Defensora do isolamento social, a baiana Margareth Portela, que é pesquisadora da Escola Nacional de Saúde Pública da Fundação Oswaldo Cruz (Fiocruz), sediada no Rio de Janeiro, é a nossa entrevistada semana. Ela é engenharia biomédica formada pela Universidade Federal da Bahia, doutora pela Universidade da Carolina do Norte e pós doutora pela Universidade da Carolina do Sul e pela Universidade de Leicester no Reino Unido. Em conversa com o Anota Bahia, falou abertamente sobre diversos fatores que circundam a pandemia do Coronavírus no Brasil, além de discorrer sobre o afrouxamento da quarentena, a falta de UTIs, colapso dos hospitais, reconhecimento da profissão e Cloroquina. “O Coronavírus é uma doença altamente contagiosa, da qual cerca de 20% dos infectados vão precisar de cuidados mais complexos, vão utilizar a UTI por um período longo, de 02 a 03 semanas, o que pode gerar um colapso. Parte do problema da COVID-19 está relacionado ao problema do sistema de saúde”, diz a profissional.

“O Brasil tem áreas com altíssima densidade demográfica, como Rio de Janeiro e São Paulo, onde a doença cresce enormemente. Mas, ao mesmo tempo, possuem leitos de UTI instalados e com recursos apropriados. Há áreas no país, contudo, que sofrem vazios assistenciais. Fizemos uma pesquisa que mostra que apenas 10% dos municípios brasileiros têm UTI”, completa ela. Falamos sobre transformar a cultura dos serviços de saúde em prol da qualidade do cuidado e segurança do paciente e ela explica: “No Brasil, o Sistema Único de Saúde (SUS) tem sofrido processos de subfinanciamentos, além de problemas gerenciais, como gestão de hospitais sendo tratada a partir de jogos políticos. É preciso profissionalizar a gestão”. Destacamos sobre o papel da Fiocruz em meio à pandemia e Margareth defende a instituição, fazendo um recorte para nosso estado: “Ainda que não existam evidências, estamos em uma corrida com alguns medicamentos e nos estudos em busca da vacina. Os centros regionais da Fiocruz, como o da Bahia, têm feito um trabalho fantástico na atuação contra a COVID-19, em parceria com a Universidade Federal da Bahia. Estamos cumprindo o papel que foi ensinado por Oswaldo Cruz em um contexto de epidemias, com a excelente gestão da presidente Nísia Trindade Lima”, enfatizou.
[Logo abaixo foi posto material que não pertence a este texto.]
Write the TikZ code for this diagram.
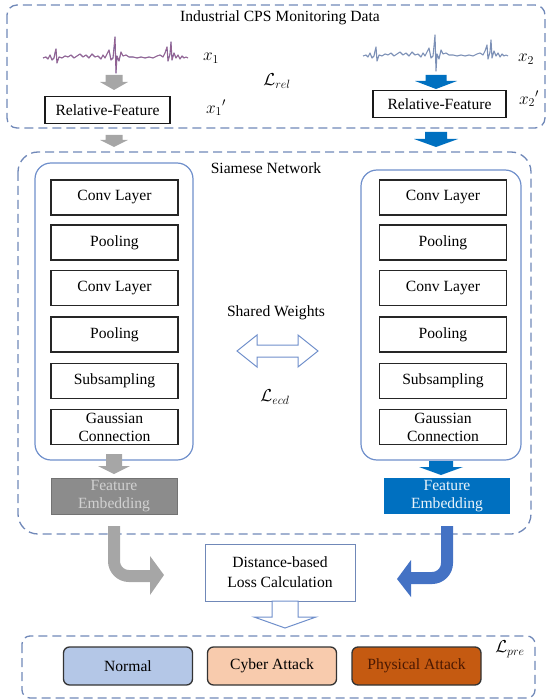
\documentclass[tikz,border=0pt]{standalone}
\usepackage{fontspec}
\setmainfont{Liberation Serif}
\usetikzlibrary{calc}

\definecolor{dashblue}{HTML}{7088B8}
\definecolor{innerblue}{HTML}{6F8FCB}
\definecolor{arrowgray}{HTML}{A6A6A6}
\definecolor{arrowblue}{HTML}{0070C0}
\definecolor{curveblue}{HTML}{4472C4}
\definecolor{fegray}{HTML}{8C8C8C}
\definecolor{normalfill}{HTML}{B4C7E7}
\definecolor{cyberfill}{HTML}{F8CBAD}
\definecolor{physfill}{HTML}{C55A11}
\definecolor{phystext}{HTML}{4A1802}
\definecolor{sigone}{HTML}{6F5A96}
\definecolor{sigonered}{HTML}{C8708E}
\definecolor{sigtwo}{HTML}{7C90B6}

% solid down-pointing block arrow: colour, x, y top, y of head base, y of tip, stem half width, head half width
\newcommand\blockdown[7]{%
  \fill[#1] (#2-#6,#3) -- (#2+#6,#3) -- (#2+#6,#4) -- (#2+#7,#4) -- (#2,#5)
    -- (#2-#7,#4) -- (#2-#6,#4) -- cycle;}

% ECG-like trace, drawn upwards-positive in a local frame
\newcommand\ecgtrace[2]{%
  \draw[#1, line width=#2, line join=round]
    (0,0) -- (3,1) -- (5,-1) -- (7,3) -- (9,-2) -- (11,0) -- (12,5) -- (13,9) -- (14,-5)
    -- (16,1) -- (19,0) -- (22,2) -- (25,1) -- (28,3) -- (31,0) -- (34,2) -- (37,4)
    -- (40,1) -- (43,3) -- (46,0) -- (49,4) -- (52,1) -- (55,2) -- (58,-1) -- (60,3)
    -- (62,0) -- (64,4) -- (66,8) -- (68,-2) -- (70,0) -- (71,10) -- (72,21) -- (73,-15)
    -- (74,2) -- (76,-3) -- (78,6) -- (80,2) -- (83,3) -- (86,1) -- (90,1) -- (94,0)
    -- (98,1) -- (102,0) -- (106,1) -- (110,0) -- (114,2) -- (117,3) -- (120,1)
    -- (122,5) -- (124,11) -- (125,-3) -- (127,4) -- (128,16) -- (129,-2) -- (131,5)
    -- (133,0) -- (135,3) -- (137,-1) -- (139,2) -- (141,0) -- (143,1) -- (145,0);}

\begin{document}
\begin{tikzpicture}[x=1pt, y=-1pt,
  font=\fontsize{15.6}{17.5}\selectfont,
  groupbox/.style={draw=dashblue, line width=1.3pt, dash pattern=on 9pt off 5pt},
  towerbox/.style={draw=innerblue, line width=1.2pt, rounded corners=16pt},
  layer/.style={draw=black!85, line width=1.3pt, minimum width=127pt, minimum height=35pt,
    inner sep=0pt, align=center},
  relbox/.style={draw=black!90, line width=1.4pt, inner sep=0pt, minimum height=27pt},
  embed/.style={minimum width=126pt, minimum height=36pt, inner sep=0pt, align=center},
  classbox/.style={draw=black!80, line width=1.3pt, rounded corners=6pt, minimum width=129pt,
    minimum height=38pt, inner sep=0pt},
  label/.style={inner sep=1pt},
  mathlabel/.style={inner sep=1pt, font=\fontsize{18}{20}\selectfont},
  hollow/.style={draw=innerblue, fill=white, line width=1pt, line join=miter}]

\useasboundingbox (0,0) rectangle (547,700);

% ---------- input data group ----------
\draw[groupbox, rounded corners=10pt] (7,5) rectangle (545,128);
\node[label] (title) at (280,18) {Industrial CPS Monitoring Data};

\begin{scope}[shift={(43,58)}, yscale=-1]
  \ecgtrace{sigone}{1.1pt}
  \ecgtrace{sigonered, opacity=0.6}{0.5pt}
\end{scope}
\begin{scope}[shift={(363,56)}, yscale=-1]
  \ecgtrace{sigtwo}{1.1pt}
\end{scope}
\node[mathlabel] (xone) at (211,58) {$x_1$};
\node[mathlabel] (xtwo) at (526,59) {$x_2$};
\node[mathlabel] (lrel) at (277,81) {$\mathcal{L}_{rel}$};

\node[relbox, minimum width=125pt] (rfone) at (107.5,110) {Relative-Feature};
\node[relbox, minimum width=133pt] (rftwo) at (439.5,104) {Relative-Feature};
\node[mathlabel] (xonep) at (216,108) {${x_1}'$};
\node[mathlabel] (xtwop) at (529,99) {${x_2}'$};

\blockdown{arrowgray}{114}{75}{82}{90}{8.5}{14}
\blockdown{arrowblue}{436}{75}{81}{89}{10.5}{21}

\blockdown{arrowgray}{114}{135}{140}{147}{8.5}{14}
\blockdown{arrowblue}{436}{132}{139}{147}{11}{22}

% ---------- siamese network ----------
\draw[groupbox, rounded corners=20pt] (18,152) rectangle (531,534);
\node[label] (siam) at (266,168) {Siamese Network};

\draw[towerbox] (35,163) rectangle (193,460);
\draw[towerbox] (361,170) rectangle (521,460);

\foreach \side/\cx in {a/114.5, b/443} {
  \node[layer] (conv1\side) at (\cx,197.5) {Conv Layer};
  \node[layer] (pool1\side) at (\cx,242.5) {Pooling};
  \node[layer] (conv2\side) at (\cx,288)   {Conv Layer};
  \node[layer] (pool2\side) at (\cx,334.5) {Pooling};
  \node[layer] (sub\side)   at (\cx,381)   {Subsampling};
  \node[layer, font=\fontsize{15.6}{18}\selectfont] (gauss\side) at (\cx,427) {Gaussian\\Connection};
}

\node[label] (shared) at (276,313) {Shared Weights};
\draw[hollow] (237,351) -- (257,335) -- (257,345) -- (298,345) -- (298,335) -- (318,351)
  -- (298,367) -- (298,357) -- (257,357) -- (257,367) -- cycle;
\node[mathlabel] (lecd) at (275,397) {$\mathcal{L}_{ecd}$};

\blockdown{arrowgray}{114}{454}{466}{474}{8}{16}
\blockdown{arrowblue}{441}{461}{467}{475}{12}{22}

\node[embed, fill=fegray, draw=black!55, line width=0.8pt, text=black!18,
  font=\fontsize{15.6}{18}\selectfont] (fea) at (114,496) {Feature\\Embedding};
\node[embed, fill=arrowblue, text=white!92!arrowblue,
  font=\fontsize{15.6}{18}\selectfont] (feb) at (447,496) {Feature\\Embedding};

% ---------- loss and classes ----------
\node[draw=dashblue, line width=0.8pt, minimum width=150pt, minimum height=57pt, inner sep=0pt,
  align=center, font=\fontsize{15.6}{20}\selectfont] (dist) at (280,572.5)
  {Distance-based\\Loss Calculation};

\draw[arrowgray, line width=12pt, rounded corners=15pt] (114,526) -- (114,576) -- (151,576);
\fill[arrowgray] (150,556) -- (164,575) -- (150,595) -- cycle;

\draw[curveblue, line width=12pt, rounded corners=15pt] (447,526) -- (447,578) -- (410,578);
\fill[curveblue] (411,560) -- (397,579) -- (411,597) -- cycle;

\draw[hollow] (272,601) -- (298,601) -- (298,617) -- (316,617) -- (285,628) -- (254,617)
  -- (272,617) -- cycle;

\draw[groupbox, rounded corners=8pt] (22,636) rectangle (535,698);
\node[classbox, fill=normalfill] (normal) at (128,666) {Normal};
\node[classbox, fill=cyberfill] (cyber) at (272,666) {Cyber Attack};
\node[classbox, fill=physfill, text=phystext] (phys) at (416.5,666) {Physical Attack};
\node[mathlabel] (lpre) at (510,649) {$\mathcal{L}_{pre}$};

\end{tikzpicture}
\end{document}
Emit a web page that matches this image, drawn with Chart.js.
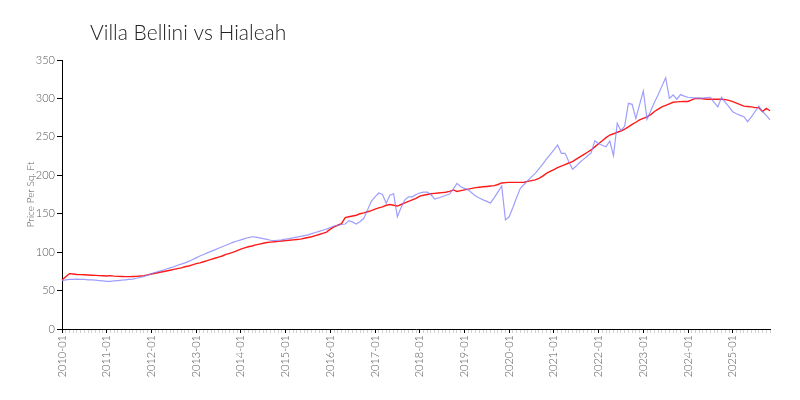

Quando o assunto é o polêmico uso da Cloroquina no tratamento da doença, Margareth é enfática: “Quando todo mundo se acha no direito de discutir, sem noção do que representa, a defesa de Cloroquina, por exemplo, como se fosse um jogo de futebol, claramente tem algo equivocado. Eu acho que vamos pagar um preço alto por isso”. Perguntamos sobre investimentos na área de pesquisa e o reconhecimento da profissão, ela pontua: “Um depoimento pessoal: estivemos, no último ano e meio, achando que o investimento que fizemos nas nossas vidas passou a não valer, com a sociedade começando a dispensar a ciência. De repente, aconteceu a pandemia. E nós somos movidos por um compromisso e orgulho com o serviço público, que estamos integralmente voltados para esta situação – mesmo os que não permanecem na linha de frente, seguem movidos para dar respostas rápidas à sociedade. O desejo de ajudar é muito grande”, disse, entusiasmada. Por fim, quisemos saber da sua opinião sobre o afrouxamento do isolamento social e muito objetiva e incisiva, ela declara: “É preciso ter muita paciência. Não está na hora. Nossa curva ainda está ascendente, os países que estão começando o afrouxamento já apresentam declínio. E mesmo assim, não é tudo que está sendo aberto nesses países”, finalizou.